Question: Is what she is saying related to what I was talking about a few days ago, how it is difficult to know what parts of one's search history ("signals") to tie to the current query? I.e. if I have searched for both games and movies in the past, and I now search for "pirates of the carribean", how does personalization know whether I am in my own personal "game" history mode or my own person "movie" history mode?

Is this the problem that Marissa is describing, here?

jeremy said...

Hmm. No thoughts or reponses from anyone here, eh?

Well, I have a followup to my concern. If the problem is indeed which "signals" (search history, clicks, etc.) to tie to one's current query, then it seems like the problem only gets exacerbated, the more data you have.

The more I click things, the more I search for things, the more my profile starts to spread out, into all sorts of different areas, interests, opinions, patterns, etc. The more data or information the system has about me, the more difficult it becomes to know which parts of my search history ("signals") to tie to the current query, simply because there will be even more diversity in the search history, more signals to be confused by.

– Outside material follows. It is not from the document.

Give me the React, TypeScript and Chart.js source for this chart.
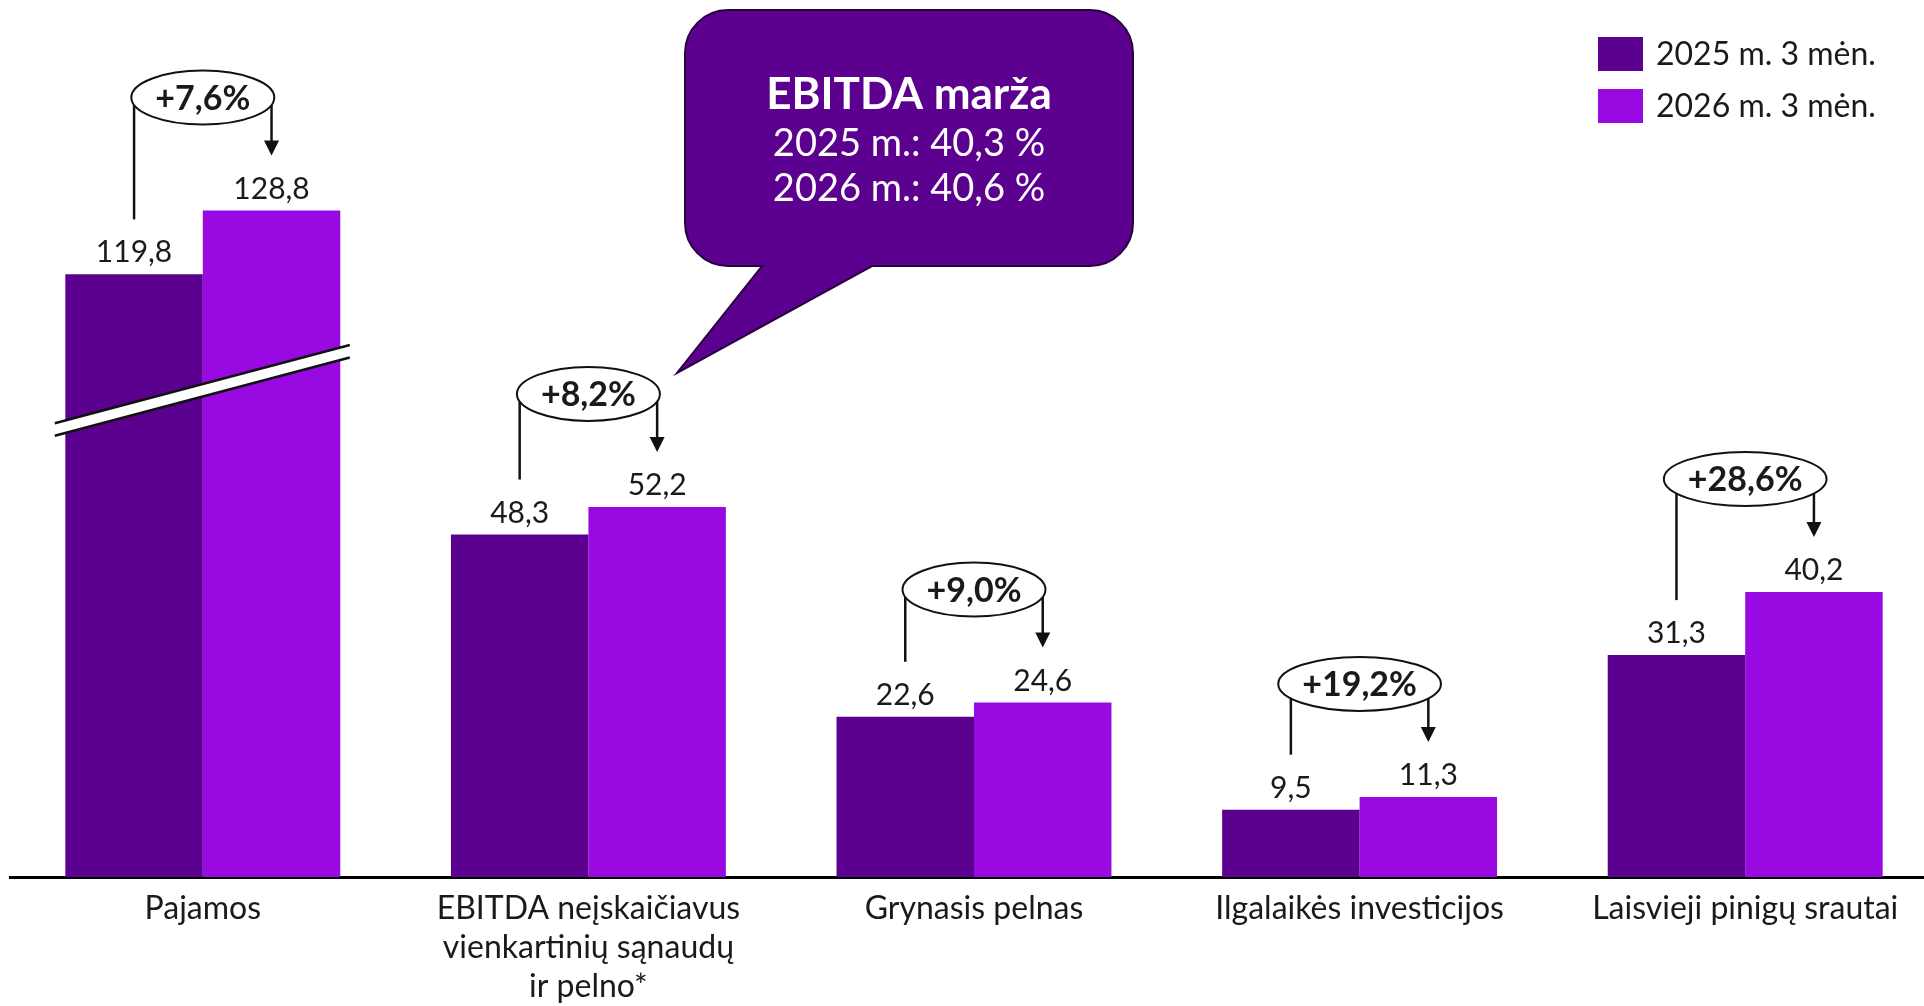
import React, { useEffect, useRef } from "react";
import { Chart, registerables } from "chart.js";

Chart.register(...registerables);

const categories: string[][] = [
  ["Pajamos"],
  ["EBITDA neįskaičiavus", "vienkartinių sąnaudų", "ir pelno*"],
  ["Grynasis pelnas"],
  ["Ilgalaikės investicijos"],
  ["Laisvieji pinigų srautai"],
];
const seriesNames = ["2025 m. 3 mėn.", "2026 m. 3 mėn."];
const series2025 = [119.8, 48.3, 22.6, 9.5, 31.3];
const series2026 = [128.8, 52.2, 24.6, 11.3, 40.2];
const changeLabels = ["+7,6%", "+8,2%", "+9,0%", "+19,2%", "+28,6%"];
const brokenCategory = 0;
const breakOffset = 34.8;
const calloutTitle = "EBITDA marža";
const calloutLines = ["2025 m.: 40,3 %", "2026 m.: 40,6 %"];

const DARK = "#5B008F";
const LIGHT = "#990AE3";
const TEXT = "#1a1a1a";
const FONT = "Lato";

const plotValues = (arr: number[]) =>
  arr.map((v, i) => (i === brokenCategory ? v - breakOffset : v));
const fmt = (v: number) => v.toFixed(1).replace(".", ",");

const overlayPlugin = {
  id: "overlay",
  afterDatasetsDraw(chart: any) {
    const ctx: CanvasRenderingContext2D = chart.ctx;
    const xScale = chart.scales.x;
    const m0 = chart.getDatasetMeta(0).data;
    const m1 = chart.getDatasetMeta(1).data;
    ctx.save();

    // axis break band on the broken category
    {
      const cx = xScale.getPixelForValue(brokenCategory);
      const x1 = cx - 148;
      const x2 = cx + 147;
      const slope = -0.265;
      const cy = 384;
      const gap = 12.5;
      const yAt = (x: number, off: number) => cy + off + slope * (x - cx);
      ctx.beginPath();
      ctx.moveTo(x1, yAt(x1, 0));
      ctx.lineTo(x2, yAt(x2, 0));
      ctx.lineTo(x2, yAt(x2, gap));
      ctx.lineTo(x1, yAt(x1, gap));
      ctx.closePath();
      ctx.fillStyle = "#ffffff";
      ctx.fill();
      ctx.strokeStyle = "#111";
      ctx.lineWidth = 2.5;
      ctx.beginPath();
      ctx.moveTo(x1, yAt(x1, 0));
      ctx.lineTo(x2, yAt(x2, 0));
      ctx.moveTo(x1, yAt(x1, gap));
      ctx.lineTo(x2, yAt(x2, gap));
      ctx.stroke();
    }

    // value labels
    ctx.fillStyle = TEXT;
    ctx.textAlign = "center";
    ctx.textBaseline = "alphabetic";
    ctx.font = `30px ${FONT}`;
    [series2025, series2026].forEach((ser, d) => {
      const meta = d === 0 ? m0 : m1;
      ser.forEach((v, i) => {
        const b = meta[i];
        ctx.fillText(fmt(v), b.x, b.y - 12);
      });
    });

    // change annotations
    changeLabels.forEach((lab, i) => {
      const a = m0[i];
      const b = m1[i];
      const cx = (a.x + b.x) / 2;
      const cy = b.y - 113;
      ctx.font = `bold 34px ${FONT}`;
      const tw = ctx.measureText(lab).width;
      const rx = Math.max(tw / 2 + 24, (b.x - a.x) / 2);
      const ry = 27;
      const edgeY = (x: number) => {
        const dx = Math.abs(x - cx);
        if (dx >= rx) return cy;
        return cy + ry * Math.sqrt(1 - (dx / rx) * (dx / rx));
      };
      ctx.strokeStyle = "#111";
      ctx.lineWidth = 2.5;
      ctx.beginPath();
      ctx.moveTo(a.x, edgeY(a.x));
      ctx.lineTo(a.x, a.y - 55);
      ctx.stroke();
      const tip = b.y - 55;
      ctx.beginPath();
      ctx.moveTo(b.x, edgeY(b.x));
      ctx.lineTo(b.x, tip - 12);
      ctx.stroke();
      ctx.fillStyle = "#111";
      ctx.beginPath();
      ctx.moveTo(b.x - 7.5, tip - 15);
      ctx.lineTo(b.x + 7.5, tip - 15);
      ctx.lineTo(b.x, tip);
      ctx.closePath();
      ctx.fill();
      ctx.beginPath();
      ctx.ellipse(cx, cy, rx, ry, 0, 0, Math.PI * 2);
      ctx.fillStyle = "#ffffff";
      ctx.fill();
      ctx.lineWidth = 2;
      ctx.stroke();
      ctx.fillStyle = TEXT;
      ctx.textAlign = "center";
      ctx.textBaseline = "middle";
      ctx.fillText(lab, cx, cy + 1);
    });

    // category labels
    ctx.font = `32px ${FONT}`;
    ctx.fillStyle = TEXT;
    ctx.textAlign = "center";
    ctx.textBaseline = "alphabetic";
    categories.forEach((lines, i) => {
      const x = xScale.getPixelForValue(i);
      lines.forEach((ln, k) => {
        ctx.fillText(ln, x, 919 + k * 39);
      });
    });

    // callout bubble
    {
      const L = 685, T = 10, R = 1133, B = 266, r = 43;
      const t1 = 762, t2 = 872, ax = 677, ay = 373;
      ctx.beginPath();
      ctx.moveTo(L + r, T);
      ctx.lineTo(R - r, T);
      ctx.arcTo(R, T, R, T + r, r);
      ctx.lineTo(R, B - r);
      ctx.arcTo(R, B, R - r, B, r);
      ctx.lineTo(t2, B);
      ctx.lineTo(ax, ay);
      ctx.lineTo(t1, B);
      ctx.lineTo(L + r, B);
      ctx.arcTo(L, B, L, B - r, r);
      ctx.lineTo(L, T + r);
      ctx.arcTo(L, T, L + r, T, r);
      ctx.closePath();
      ctx.fillStyle = DARK;
      ctx.fill();
      ctx.strokeStyle = "#2a003f";
      ctx.lineWidth = 2;
      ctx.stroke();
      const mx = (L + R) / 2;
      ctx.fillStyle = "#ffffff";
      ctx.textAlign = "center";
      ctx.textBaseline = "alphabetic";
      ctx.font = `bold 44px ${FONT}`;
      ctx.fillText(calloutTitle, mx, 109);
      ctx.font = `38px ${FONT}`;
      calloutLines.forEach((ln, k) => ctx.fillText(ln, mx, 156 + k * 45));
    }

    // legend
    {
      const colors = [DARK, LIGHT];
      ctx.font = `32px ${FONT}`;
      ctx.textAlign = "left";
      ctx.textBaseline = "middle";
      seriesNames.forEach((name, k) => {
        const y = 37 + k * 52;
        ctx.fillStyle = colors[k];
        ctx.fillRect(1598, y, 45, 34);
        ctx.fillStyle = TEXT;
        ctx.fillText(name, 1656, y + 18);
      });
    }

    ctx.restore();
  },
};

export default function App() {
  const ref = useRef<HTMLCanvasElement | null>(null);
  useEffect(() => {
    if (!ref.current) return;
    const chart = new Chart(ref.current, {
      type: "bar",
      data: {
        labels: categories,
        datasets: [
          {
            label: seriesNames[0],
            data: plotValues(series2025),
            backgroundColor: DARK,
            barPercentage: 1,
            categoryPercentage: 0.713,
          },
          {
            label: seriesNames[1],
            data: plotValues(series2026),
            backgroundColor: LIGHT,
            barPercentage: 1,
            categoryPercentage: 0.713,
          },
        ],
      },
      options: {
        responsive: false,
        animation: false,
        layout: { padding: { top: 0, bottom: 129, left: 10, right: 10 } },
        scales: {
          x: {
            type: "category",
            offset: true,
            z: 1,
            grid: { display: false, drawTicks: false, tickLength: 0 },
            border: { display: true, color: "#000", width: 3 },
            ticks: { display: false },
            afterFit: (s: any) => {
              s.height = 0;
            },
          },
          y: { display: false, min: 0, max: 123.7 },
        },
        plugins: {
          legend: { display: false },
          tooltip: { enabled: false },
        },
      } as any,
      plugins: [overlayPlugin],
    });
    if ((document as any).fonts?.ready) {
      (document as any).fonts.ready.then(() => chart.update());
    }
    return () => chart.destroy();
  }, []);
  return (
    <div
      style={{
        position: "absolute",
        left: 0,
        top: 0,
        width: 1924,
        height: 1006,
        overflow: "hidden",
        background: "#fff",
      }}
    >
      <canvas ref={ref} width={1948} height={1006} style={{ display: "block" }} />
    </div>
  );
}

Conventional wisdom is that more data is better, because one can just look at the relative frequency of signals in my profile. Frequent past signals indicate frequent future directions, and vice versa.

But I don't buy this maximum likelihood approach. I.e. just because 90% of my search history contains searches for games, and 10% contains searches for movies, does not mean that there is a 90% chance I mean the game, when I type "pirates of the carribean".

But I confess; recommender systems and user modeling are not my specialty. There must be something that I am missing here, because obviously Google loves the idea and thinks it is getting a lot of relevance boost with the idea.

I really would be curious to hear comments from Greg's other readers - why should I not be concerned about diversity and confusion among signals, as one's personal data profile grows?